The rules are simple. You take turns flipping through a dictionary to choose a word that you are fairly certain none of the other players will know. (If you are playing with my friend Josiah, this part of the game can take a while because he knows a lot of words.) When you find one that will challenge the vocabulary of the other players, you copy down the real definition while everyone else writes down a mock one. Then you read all the definitions out loud and people vote for the one they think is right. When someone votes for a fake definition, the author gets a point.

In order to make a definition more convincing, players will try to mimic the style of the dictionary resulting in definitions that start, “Of, or pertaining to…” and may include phrases like “commonly found in” or “as of.” I have a hard time keeping a straight face when it’s my turn to read the definitions, sometimes I get downright hysterical.

During the game where I learned the meaning of refulgent, I was also introduced to the word jerboa, a small rodent that jumps. Strangely, that word is missing from the 1994 Merriam-Webster that I keep on my desk, so to verify that I remembered correctly I had to consult dictionary.com, which says that a jerboa is “any of various mouse-like rodents of North Africa and Asia, as of the genera Jaculus and Dipus, with long hind legs used for jumping.” That would make a great Fictionary definition if it weren’t true.
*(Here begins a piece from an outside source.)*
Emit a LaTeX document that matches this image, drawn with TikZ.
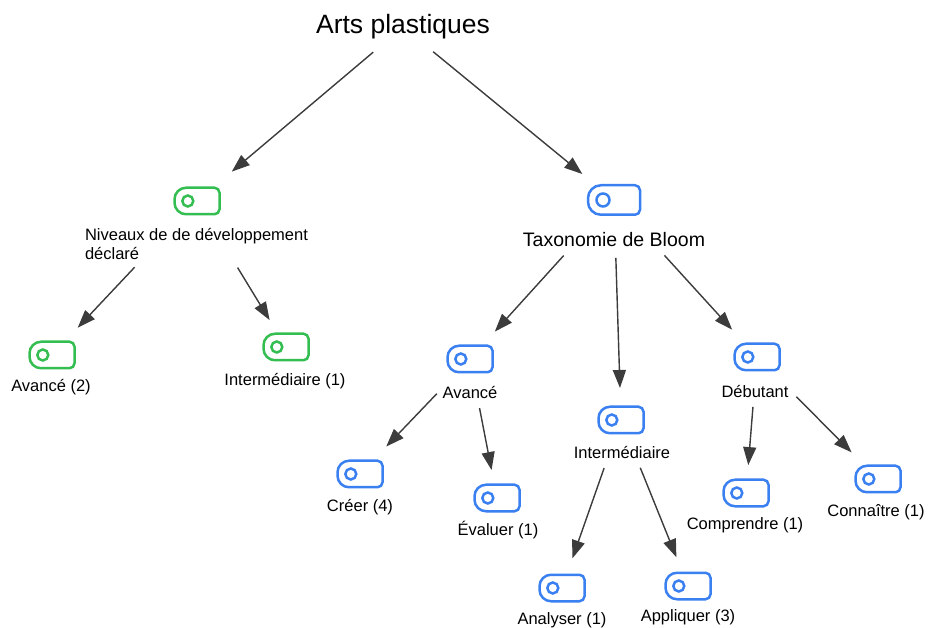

I don’t know why anyone would choose to play charades if there’s a dictionary handy. I’ve played with kids as young as ten and for some reason they make surprisingly good competitors. And they’re as likely to vote for the real definition as anyone. Try it yourself. What did you choose as the correct definition for refulgent? If you don’t know, grab a dictionary and find out. I’m not telling you the answer. I want to feel like a winner for just a little while longer.